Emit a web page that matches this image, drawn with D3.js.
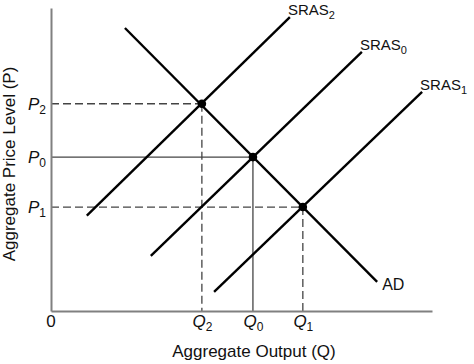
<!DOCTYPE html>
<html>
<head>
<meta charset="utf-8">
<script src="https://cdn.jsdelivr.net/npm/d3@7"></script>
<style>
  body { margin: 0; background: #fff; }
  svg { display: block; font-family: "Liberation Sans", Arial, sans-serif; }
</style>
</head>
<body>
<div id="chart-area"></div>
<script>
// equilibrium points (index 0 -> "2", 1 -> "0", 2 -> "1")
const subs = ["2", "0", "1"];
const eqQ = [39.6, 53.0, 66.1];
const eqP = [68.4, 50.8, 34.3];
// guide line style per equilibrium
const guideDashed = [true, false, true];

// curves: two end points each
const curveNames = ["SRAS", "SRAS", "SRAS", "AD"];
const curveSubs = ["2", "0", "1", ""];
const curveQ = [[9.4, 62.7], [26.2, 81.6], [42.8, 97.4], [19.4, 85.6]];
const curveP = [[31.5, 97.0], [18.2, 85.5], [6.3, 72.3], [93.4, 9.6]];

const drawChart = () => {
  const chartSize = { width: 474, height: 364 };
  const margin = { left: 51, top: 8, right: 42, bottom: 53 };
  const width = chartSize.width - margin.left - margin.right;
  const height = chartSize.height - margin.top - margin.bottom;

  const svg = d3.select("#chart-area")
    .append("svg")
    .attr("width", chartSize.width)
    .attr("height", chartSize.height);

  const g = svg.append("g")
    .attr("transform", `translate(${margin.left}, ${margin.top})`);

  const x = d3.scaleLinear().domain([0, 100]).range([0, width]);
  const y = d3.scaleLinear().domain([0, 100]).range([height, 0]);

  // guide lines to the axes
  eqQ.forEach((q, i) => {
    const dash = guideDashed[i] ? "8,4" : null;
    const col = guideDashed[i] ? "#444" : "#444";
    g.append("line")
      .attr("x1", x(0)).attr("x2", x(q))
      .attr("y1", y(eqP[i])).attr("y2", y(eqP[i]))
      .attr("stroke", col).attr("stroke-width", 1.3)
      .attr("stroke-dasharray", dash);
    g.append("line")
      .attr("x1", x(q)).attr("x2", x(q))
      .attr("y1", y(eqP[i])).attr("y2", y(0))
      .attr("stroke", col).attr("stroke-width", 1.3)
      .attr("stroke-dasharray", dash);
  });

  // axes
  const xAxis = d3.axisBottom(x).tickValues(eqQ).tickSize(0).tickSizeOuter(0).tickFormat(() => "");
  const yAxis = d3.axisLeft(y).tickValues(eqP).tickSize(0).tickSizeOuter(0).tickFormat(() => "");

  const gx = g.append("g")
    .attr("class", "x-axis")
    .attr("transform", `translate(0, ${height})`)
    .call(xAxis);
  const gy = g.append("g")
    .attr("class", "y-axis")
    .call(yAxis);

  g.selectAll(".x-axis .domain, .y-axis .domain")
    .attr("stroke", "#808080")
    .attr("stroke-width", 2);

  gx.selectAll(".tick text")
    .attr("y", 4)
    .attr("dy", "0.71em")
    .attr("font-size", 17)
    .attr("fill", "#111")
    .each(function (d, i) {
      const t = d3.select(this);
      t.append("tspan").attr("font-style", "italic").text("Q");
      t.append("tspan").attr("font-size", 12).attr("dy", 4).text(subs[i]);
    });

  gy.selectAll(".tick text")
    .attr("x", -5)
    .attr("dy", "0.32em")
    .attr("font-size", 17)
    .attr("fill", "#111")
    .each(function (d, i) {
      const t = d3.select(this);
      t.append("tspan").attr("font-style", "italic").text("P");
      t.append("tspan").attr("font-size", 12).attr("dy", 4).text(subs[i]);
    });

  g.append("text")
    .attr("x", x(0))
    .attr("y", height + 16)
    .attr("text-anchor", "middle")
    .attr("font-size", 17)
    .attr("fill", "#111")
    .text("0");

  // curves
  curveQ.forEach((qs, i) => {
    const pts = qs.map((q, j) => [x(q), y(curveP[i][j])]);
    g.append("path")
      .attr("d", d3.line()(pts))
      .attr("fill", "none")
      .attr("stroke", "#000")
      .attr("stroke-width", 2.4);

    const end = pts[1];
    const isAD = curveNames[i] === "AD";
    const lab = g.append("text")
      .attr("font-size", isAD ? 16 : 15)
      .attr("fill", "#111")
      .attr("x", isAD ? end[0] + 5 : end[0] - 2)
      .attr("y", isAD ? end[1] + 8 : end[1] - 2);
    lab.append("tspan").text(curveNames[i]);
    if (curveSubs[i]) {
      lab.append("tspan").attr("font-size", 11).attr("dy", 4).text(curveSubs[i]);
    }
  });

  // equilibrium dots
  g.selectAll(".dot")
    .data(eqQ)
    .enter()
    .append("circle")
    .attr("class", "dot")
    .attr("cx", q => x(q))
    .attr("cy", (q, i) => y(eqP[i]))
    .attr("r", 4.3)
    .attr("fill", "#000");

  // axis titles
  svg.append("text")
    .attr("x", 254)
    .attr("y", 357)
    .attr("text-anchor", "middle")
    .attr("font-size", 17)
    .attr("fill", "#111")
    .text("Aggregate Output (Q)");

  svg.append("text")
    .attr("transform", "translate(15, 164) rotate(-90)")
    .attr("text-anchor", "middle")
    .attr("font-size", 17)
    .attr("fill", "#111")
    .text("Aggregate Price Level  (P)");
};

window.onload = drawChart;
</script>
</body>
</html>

########

▶ Problem requirements: Transcribe the material exactly, keeping every word and none of the pictures.

▶ Worked answer:
Emit a web page that matches this image, drawn with D3.js.
<!DOCTYPE html>
<html>
<head>
<meta charset="utf-8">
<script src="https://cdn.jsdelivr.net/npm/d3@7"></script>
<style>
  body { margin: 0; background: #fff; }
  svg { display: block; font-family: "Liberation Sans", Arial, sans-serif; }
</style>
</head>
<body>
<div id="chart-area"></div>
<script>
// equilibrium points (index 0 -> "2", 1 -> "0", 2 -> "1")
const subs = ["2", "0", "1"];
const eqQ = [39.6, 53.0, 66.1];
const eqP = [68.4, 50.8, 34.3];
// guide line style per equilibrium
const guideDashed = [true, false, true];

// curves: two end points each
const curveNames = ["SRAS", "SRAS", "SRAS", "AD"];
const curveSubs = ["2", "0", "1", ""];
const curveQ = [[9.4, 62.7], [26.2, 81.6], [42.8, 97.4], [19.4, 85.6]];
const curveP = [[31.5, 97.0], [18.2, 85.5], [6.3, 72.3], [93.4, 9.6]];

const drawChart = () => {
  const chartSize = { width: 474, height: 364 };
  const margin = { left: 51, top: 8, right: 42, bottom: 53 };
  const width = chartSize.width - margin.left - margin.right;
  const height = chartSize.height - margin.top - margin.bottom;

  const svg = d3.select("#chart-area")
    .append("svg")
    .attr("width", chartSize.width)
    .attr("height", chartSize.height);

  const g = svg.append("g")
    .attr("transform", `translate(${margin.left}, ${margin.top})`);

  const x = d3.scaleLinear().domain([0, 100]).range([0, width]);
  const y = d3.scaleLinear().domain([0, 100]).range([height, 0]);

  // guide lines to the axes
  eqQ.forEach((q, i) => {
    const dash = guideDashed[i] ? "8,4" : null;
    const col = guideDashed[i] ? "#444" : "#444";
    g.append("line")
      .attr("x1", x(0)).attr("x2", x(q))
      .attr("y1", y(eqP[i])).attr("y2", y(eqP[i]))
      .attr("stroke", col).attr("stroke-width", 1.3)
      .attr("stroke-dasharray", dash);
    g.append("line")
      .attr("x1", x(q)).attr("x2", x(q))
      .attr("y1", y(eqP[i])).attr("y2", y(0))
      .attr("stroke", col).attr("stroke-width", 1.3)
      .attr("stroke-dasharray", dash);
  });

  // axes
  const xAxis = d3.axisBottom(x).tickValues(eqQ).tickSize(0).tickSizeOuter(0).tickFormat(() => "");
  const yAxis = d3.axisLeft(y).tickValues(eqP).tickSize(0).tickSizeOuter(0).tickFormat(() => "");

  const gx = g.append("g")
    .attr("class", "x-axis")
    .attr("transform", `translate(0, ${height})`)
    .call(xAxis);
  const gy = g.append("g")
    .attr("class", "y-axis")
    .call(yAxis);

  g.selectAll(".x-axis .domain, .y-axis .domain")
    .attr("stroke", "#808080")
    .attr("stroke-width", 2);

  gx.selectAll(".tick text")
    .attr("y", 4)
    .attr("dy", "0.71em")
    .attr("font-size", 17)
    .attr("fill", "#111")
    .each(function (d, i) {
      const t = d3.select(this);
      t.append("tspan").attr("font-style", "italic").text("Q");
      t.append("tspan").attr("font-size", 12).attr("dy", 4).text(subs[i]);
    });

  gy.selectAll(".tick text")
    .attr("x", -5)
    .attr("dy", "0.32em")
    .attr("font-size", 17)
    .attr("fill", "#111")
    .each(function (d, i) {
      const t = d3.select(this);
      t.append("tspan").attr("font-style", "italic").text("P");
      t.append("tspan").attr("font-size", 12).attr("dy", 4).text(subs[i]);
    });

  g.append("text")
    .attr("x", x(0))
    .attr("y", height + 16)
    .attr("text-anchor", "middle")
    .attr("font-size", 17)
    .attr("fill", "#111")
    .text("0");

  // curves
  curveQ.forEach((qs, i) => {
    const pts = qs.map((q, j) => [x(q), y(curveP[i][j])]);
    g.append("path")
      .attr("d", d3.line()(pts))
      .attr("fill", "none")
      .attr("stroke", "#000")
      .attr("stroke-width", 2.4);

    const end = pts[1];
    const isAD = curveNames[i] === "AD";
    const lab = g.append("text")
      .attr("font-size", isAD ? 16 : 15)
      .attr("fill", "#111")
      .attr("x", isAD ? end[0] + 5 : end[0] - 2)
      .attr("y", isAD ? end[1] + 8 : end[1] - 2);
    lab.append("tspan").text(curveNames[i]);
    if (curveSubs[i]) {
      lab.append("tspan").attr("font-size", 11).attr("dy", 4).text(curveSubs[i]);
    }
  });

  // equilibrium dots
  g.selectAll(".dot")
    .data(eqQ)
    .enter()
    .append("circle")
    .attr("class", "dot")
    .attr("cx", q => x(q))
    .attr("cy", (q, i) => y(eqP[i]))
    .attr("r", 4.3)
    .attr("fill", "#000");

  // axis titles
  svg.append("text")
    .attr("x", 254)
    .attr("y", 357)
    .attr("text-anchor", "middle")
    .attr("font-size", 17)
    .attr("fill", "#111")
    .text("Aggregate Output (Q)");

  svg.append("text")
    .attr("transform", "translate(15, 164) rotate(-90)")
    .attr("text-anchor", "middle")
    .attr("font-size", 17)
    .attr("fill", "#111")
    .text("Aggregate Price Level  (P)");
};

window.onload = drawChart;
</script>
</body>
</html>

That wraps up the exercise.